Regulatory risk is another factor: if policies change (e.g., a carbon tax is imposed), gas plants may become stranded assets. On the other hand, if renewable targets are relaxed, storage may not be needed as much. Planners should build in flexibility—choose options that are modular and can be scaled up or down.
Finally, there is the risk of underestimating the operational complexity. Integrating many small resources requires sophisticated control systems and skilled operators. A grid that jumps into high renewable penetration without upgrading its control center and training staff may experience more frequent reliability events, eroding public support for renewables.

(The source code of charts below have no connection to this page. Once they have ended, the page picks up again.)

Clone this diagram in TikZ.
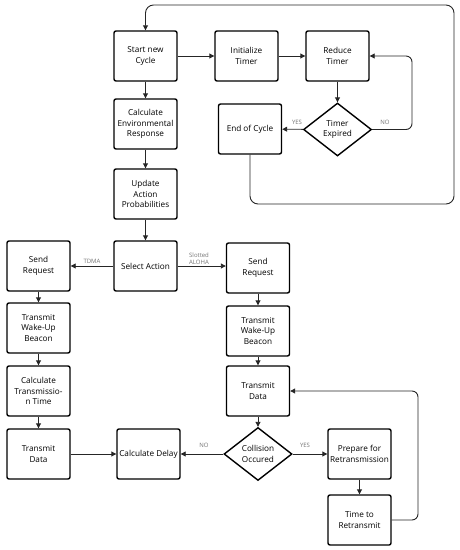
\documentclass[tikz,border=0pt]{standalone}
\usepackage{fontspec}
\setmainfont{Open Sans}
\usetikzlibrary{shapes.geometric,arrows.meta,calc}
\begin{document}
\begin{tikzpicture}[x=1pt,y=-1pt,
  box/.style={draw,line width=1.4pt,rounded corners=2pt,minimum width=63pt,minimum height=50pt,inner sep=0pt,align=center,font=\fontsize{8.2}{10.6}\selectfont},
  dec/.style={draw,diamond,line width=1.4pt,minimum width=68pt,minimum height=53pt,inner sep=0pt,align=center,font=\fontsize{8.2}{10.6}\selectfont},
  conn/.style={draw=black!85,line width=0.9pt,-{Triangle[length=5pt,width=5pt]}},
  lab/.style={text=black!55,font=\fontsize{6}{7}\selectfont,inner sep=0pt,align=left}]
\useasboundingbox (0,0) rectangle (460,550);
\node[box] (start) at (145.5,56) {Start new\\Cycle};
\node[box] (init) at (246.5,56) {Initialize\\Timer};
\node[box] (reduce) at (337.5,56) {Reduce\\Timer};
\node[dec] (timer) at (337.5,129.5) {Timer\\Expired};
\node[box] (endc) at (250,129) {End of Cycle};
\node[box] (calcenv) at (145.5,124) {Calculate\\Environmental\\Response};
\node[box] (update) at (145.5,194) {Update\\Action\\Probabilities};
\node[box] (select) at (145.5,266) {Select Action};
\node[box] (sendL) at (38.5,266) {Send\\Request};
\node[box] (sendR) at (258,268) {Send\\Request};
\node[box] (wakeL) at (38.5,328) {Transmit\\Wake-Up\\Beacon};
\node[box] (wakeR) at (258,331) {Transmit\\Wake-Up\\Beacon};
\node[box] (calctx) at (38.5,391) {Calculate\\Transmissio-\\n Time};
\node[box] (txL) at (38.5,454) {Transmit\\Data};
\node[box] (delay) at (148.5,454) {Calculate Delay};
\node[box] (txR) at (258,391) {Transmit\\Data};
\node[dec] (coll) at (258,454) {Collision\\Occured};
\node[box] (prep) at (359.5,454) {Prepare for\\Retransmission};
\node[box] (time) at (359.5,520) {Time to\\Retransmit};
% connectors
\draw[conn] (start) -- (init);
\draw[conn] (init) -- (reduce);
\draw[conn] (reduce) -- (timer);
\draw[conn] (timer) -- (endc);
\coordinate (noc) at (412,129.5);
\draw[conn,rounded corners=6pt] (timer.east) -- (noc) |- (reduce.east);
\coordinate (lp2) at (454,204);
\coordinate (lp3) at (454,5);
\coordinate (lp4) at (145.5,5);
\draw[conn,rounded corners=8pt] (endc.south) -- (endc.south |- lp2) -- (lp2) -- (lp3) -- (lp4) -- (start.north);
\draw[conn] (start) -- (calcenv);
\draw[conn] (calcenv) -- (update);
\draw[conn] (update) -- (select);
\draw[conn] (select) -- (sendL);
\draw[conn] (select.east) -- (select.east -| sendR.west);
\draw[conn] (sendL) -- (wakeL);
\draw[conn] (wakeL) -- (calctx);
\draw[conn] (calctx) -- (txL);
\draw[conn] (txL) -- (delay);
\draw[conn] (sendR) -- (wakeR);
\draw[conn] (wakeR) -- (txR);
\draw[conn] (txR) -- (coll);
\draw[conn] (coll) -- (delay);
\draw[conn] (coll) -- (prep);
\draw[conn] (prep) -- (time);
\coordinate (rc) at (418,520);
\draw[conn,rounded corners=6pt] (time.east) -- (rc) |- (txR.east);
% labels
\node[lab] (yes1) at (297,122) {YES};
\node[lab] (no1) at (385,122) {NO};
\node[lab] (tdma) at (92,261) {TDMA};
\node[lab,anchor=west] (aloha) at (189,258.5) {Slotted\\ALOHA};
\node[lab] (no2) at (204,445) {NO};
\node[lab] (yes2) at (305,445) {YES};
\end{tikzpicture}
\end{document}
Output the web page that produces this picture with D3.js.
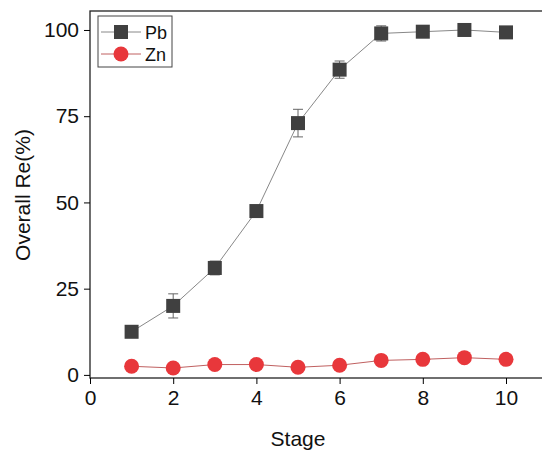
<!DOCTYPE html>
<html lang="en">
<head>
<meta charset="UTF-8">
<script src="https://d3js.org/d3.v7.min.js"></script>
<style>
  body { margin: 0; background: #fff; font-family: "Liberation Sans", Arial, sans-serif; }
</style>
</head>
<body>
<svg width="542" height="452"></svg>
<script>
const stages = [1, 2, 3, 4, 5, 6, 7, 8, 9, 10];
const pb = [12.5, 20, 31, 47.5, 73, 88.5, 99, 99.5, 100, 99.3];
const pbErr = [0.5, 3.5, 2, 0.5, 4, 2.5, 2.2, 1, 0.5, 0.5];
const zn = [2.5, 2, 3, 3, 2.2, 2.8, 4.2, 4.5, 5, 4.5];
const xTicks = [0, 2, 4, 6, 8, 10];
const yTicks = [0, 25, 50, 75, 100];

const svg = d3.select("svg");
const pL = 90, pR = 545, pT = 11, pB = 378;

const x = d3.scaleLinear().domain([0, (pR - pL) / 41.6]).range([pL, pR]);
const y = d3.scaleLinear().domain([-0.9, 105.5]).range([pB, pT]);

// frame
svg.append("rect").attr("x", pL).attr("y", pT)
  .attr("width", pR - pL).attr("height", pB - pT)
  .attr("fill", "none").attr("stroke", "#222").attr("stroke-width", 1.3);

svg.append("g").attr("transform", `translate(0,${pB})`)
  .call(d3.axisBottom(x).tickValues(xTicks).tickSize(6).tickPadding(6))
  .call(g => g.select(".domain").remove())
  .call(g => g.selectAll("text").attr("font-size", 21).attr("fill", "#111").attr("font-family", "Liberation Sans, Arial"));

svg.append("g").attr("transform", `translate(${pL},0)`)
  .call(d3.axisLeft(y).tickValues(yTicks).tickSize(6).tickPadding(5))
  .call(g => g.select(".domain").remove())
  .call(g => g.selectAll("text").attr("font-size", 21).attr("fill", "#111").attr("font-family", "Liberation Sans, Arial"));

svg.append("text").attr("x", 298).attr("y", 446).attr("text-anchor", "middle")
  .attr("font-size", 21).attr("fill", "#111").text("Stage");
svg.append("text").attr("transform", "rotate(-90)").attr("x", -195).attr("y", 30)
  .attr("text-anchor", "middle").attr("font-size", 21).attr("fill", "#111").text("Overall Re(%)");

const line = d3.line().x((d, i) => x(stages[i])).y(d => y(d));

// Pb error bars
stages.forEach((s, i) => {
  const g = svg.append("g").attr("stroke", "#666").attr("stroke-width", 1);
  g.append("line").attr("x1", x(s)).attr("x2", x(s)).attr("y1", y(pb[i] - pbErr[i])).attr("y2", y(pb[i] + pbErr[i]));
  [pb[i] - pbErr[i], pb[i] + pbErr[i]].forEach(v =>
    g.append("line").attr("x1", x(s) - 5).attr("x2", x(s) + 5).attr("y1", y(v)).attr("y2", y(v)));
});

svg.append("path").datum(pb).attr("d", line).attr("fill", "none").attr("stroke", "#888").attr("stroke-width", 1);
svg.append("path").datum(zn).attr("d", line).attr("fill", "none").attr("stroke", "#c06060").attr("stroke-width", 1);

svg.selectAll(".pb").data(pb).enter().append("rect")
  .attr("x", (d, i) => x(stages[i]) - 7).attr("y", d => y(d) - 7)
  .attr("width", 14).attr("height", 14).attr("fill", "#404040");
svg.selectAll(".zn").data(zn).enter().append("circle")
  .attr("cx", (d, i) => x(stages[i])).attr("cy", d => y(d)).attr("r", 7.5).attr("fill", "#e8373b");

// legend
const lg = svg.append("g");
lg.append("rect").attr("x", 98).attr("y", 16).attr("width", 74).attr("height", 51)
  .attr("fill", "#fff").attr("stroke", "#444").attr("stroke-width", 1);
lg.append("line").attr("x1", 101).attr("x2", 141).attr("y1", 32).attr("y2", 32).attr("stroke", "#888");
lg.append("rect").attr("x", 114).attr("y", 25).attr("width", 14).attr("height", 14).attr("fill", "#404040");
lg.append("text").attr("x", 145).attr("y", 39).attr("font-size", 18).attr("fill", "#111").text("Pb");
lg.append("line").attr("x1", 101).attr("x2", 141).attr("y1", 54).attr("y2", 54).attr("stroke", "#c06060");
lg.append("circle").attr("cx", 121).attr("cy", 54).attr("r", 7.5).attr("fill", "#e8373b");
lg.append("text").attr("x", 145).attr("y", 61).attr("font-size", 18).attr("fill", "#111").text("Zn");
</script>
</body>
</html>
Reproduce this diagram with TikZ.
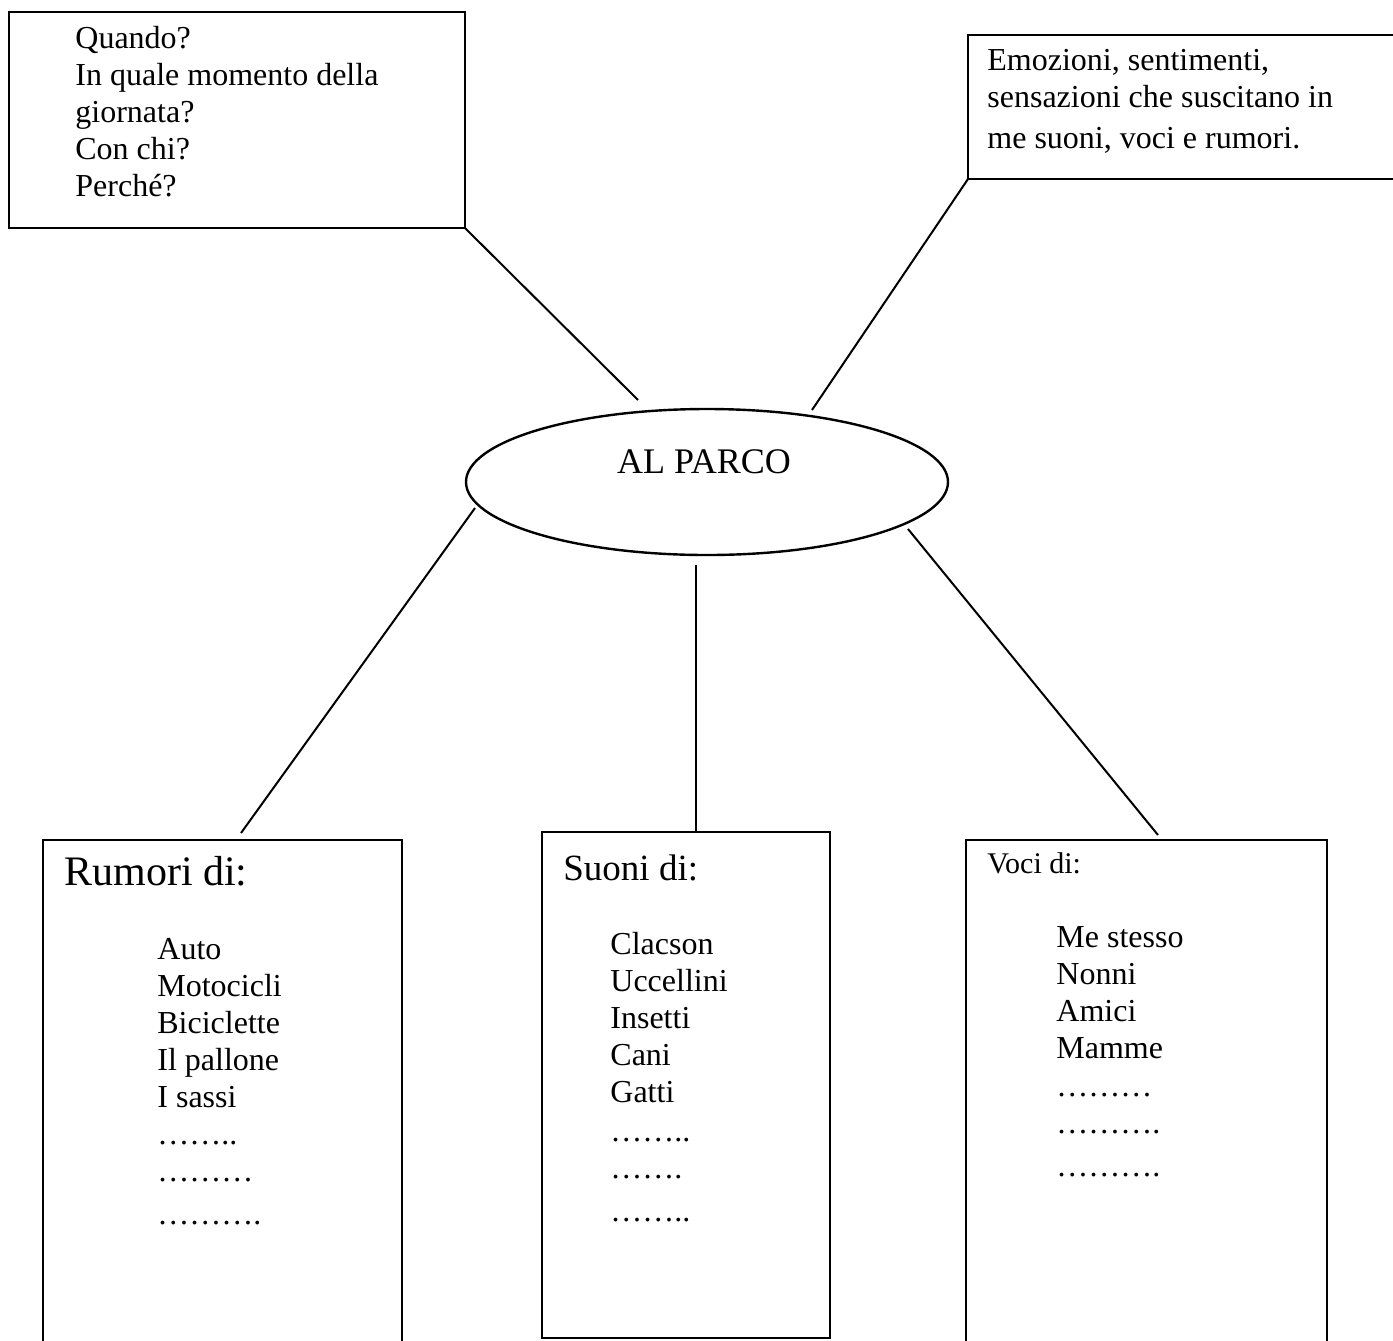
\documentclass[tikz,border=0pt]{standalone}
\usepackage{fontspec}
\setmainfont{Liberation Serif}
\usetikzlibrary{shapes.geometric}
\tikzset{
	box/.style={line width=1.4pt},
	link/.style={line width=1pt},
	txt/.style={anchor=base west, inner sep=0pt, align=left, font=\fontsize{16}{18.5}\selectfont},
}

\begin{document}
\begin{tikzpicture}[x=0.5pt, y=-0.5pt]
			%%%%% START %%%%%
			\useasboundingbox (0, 0) rectangle (1393, 1340);
			
			% caselle in alto (testi: ancorati all'ultima riga)
			\draw[box] (9, 12) rectangle (465, 228);
			\coordinate (angolosx) at (465, 228);
			\node[txt] (quando) at (75, 196) {Quando?\\In quale momento della\\giornata?\\Con chi?\\Perché?};
			
			\draw[box] (1400, 35) -- (968, 35) -- (968, 179) -- (1400, 179);
			\coordinate (angolodx) at (968, 179);
			\node[txt] (emozioni) at (987, 148) {Emozioni, sentimenti,\\sensazioni che suscitano in\\[2pt]me suoni, voci e rumori.};
			
			% centro
			\node[draw, ellipse, line width=1.2pt, minimum width=241pt, minimum height=73pt] (parco) at (707, 482) {};
			\node[anchor=base, inner sep=0pt, font=\fontsize{18}{20}\selectfont] (titolo) at (704, 473) {AL PARCO};
			
			% caselle in basso
			\draw[box] (43, 1345) -- (43, 840) -- (402, 840) -- (402, 1345);
			\draw[box] (542, 832) rectangle (830, 1338);
			\draw[box] (966, 1345) -- (966, 840) -- (1327, 840) -- (1327, 1345);
			
			\node[txt, font=\fontsize{21}{24}\selectfont] (rumori) at (64, 885) {Rumori di:};
			\node[txt] (listarumori) at (157, 1224) {Auto\\Motocicli\\Biciclette\\Il pallone\\I sassi\\……..\\………\\[3pt]……….};
			
			\node[txt, font=\fontsize{18.5}{21}\selectfont] (suoni) at (563, 880) {Suoni di:};
			\node[txt] (listasuoni) at (610, 1221) {Clacson\\Uccellini\\Insetti\\Cani\\Gatti\\[1pt]……..\\…….\\[3pt]……..};
			
			\node[txt, font=\fontsize{15}{18}\selectfont] (voci) at (987, 873) {Voci di:};
			\node[txt] (listavoci) at (1056, 1176) {Me stesso\\Nonni\\Amici\\Mamme\\[0.5pt]………\\……….\\[3pt]……….};
			
			% collegamenti
			\coordinate (a1) at (638, 400);
			\coordinate (a2) at (812, 410);
			\coordinate (b1) at (475, 508);
			\coordinate (b2) at (241, 833);
			\coordinate (c1) at (696, 565);
			\coordinate (c2) at (696, 832);
			\coordinate (d1) at (908, 529);
			\coordinate (d2) at (1158, 835);
			\draw[link] (angolosx) -- (a1);
			\draw[link] (angolodx) -- (a2);
			\draw[link] (b1) -- (b2);
			\draw[link] (c1) -- (c2);
			\draw[link] (d1) -- (d2);
			
			%%%%% END %%%%%
\end{tikzpicture}
\end{document}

Mini-FAQ: Common Questions on Grid Integration
How much storage is needed for a grid with 50% renewables?
The amount varies widely by grid characteristics—load shape, renewable mix, and interconnection. A typical rule of thumb is that short-duration storage (4–6 hours) equal to 10–20% of peak load is a starting point for managing daily variability. For multi-day storage, the need depends on the correlation of wind and solar output. Many planners find that beyond 4-hour storage, flexible generation or demand response is more cost-effective for rare events.
Can demand response fully replace storage or gas?
Not in most grids. Demand response can reduce peak load but cannot generate power when renewables are low. It is best used as a complement, not a replacement. However, in grids with high electric vehicle penetration, vehicle-to-grid technology could provide both storage and demand response, blurring the line.
Is green hydrogen a viable option for grid storage?
Currently, green hydrogen is expensive (around $5–7/kg) and has round-trip efficiency of 30–40%, making it less attractive than batteries for short duration. It may become viable for seasonal storage (weeks to months) if costs fall significantly. For now, it is a niche option for grids with very high renewable penetration and limited other flexibility.
What is the role of transmission in integration?
Transmission connects different weather zones, smoothing out local variability. It also allows access to remote renewable resources (e.g., offshore wind, desert solar). While expensive and slow to build, transmission is a long-term solution that reduces the need for storage and flexible generation. Many studies show that transmission is the most cost-effective way to achieve high renewable penetration at a continental scale.
Should we prioritize short-term or long-term solutions?
Both are needed. Short-term solutions (storage, DR) address immediate variability and can be deployed quickly. Long-term solutions (transmission, hydrogen) are essential for deep decarbonization but require planning now. The art is to sequence investments so that short-term options bridge to long-term infrastructure without creating stranded assets.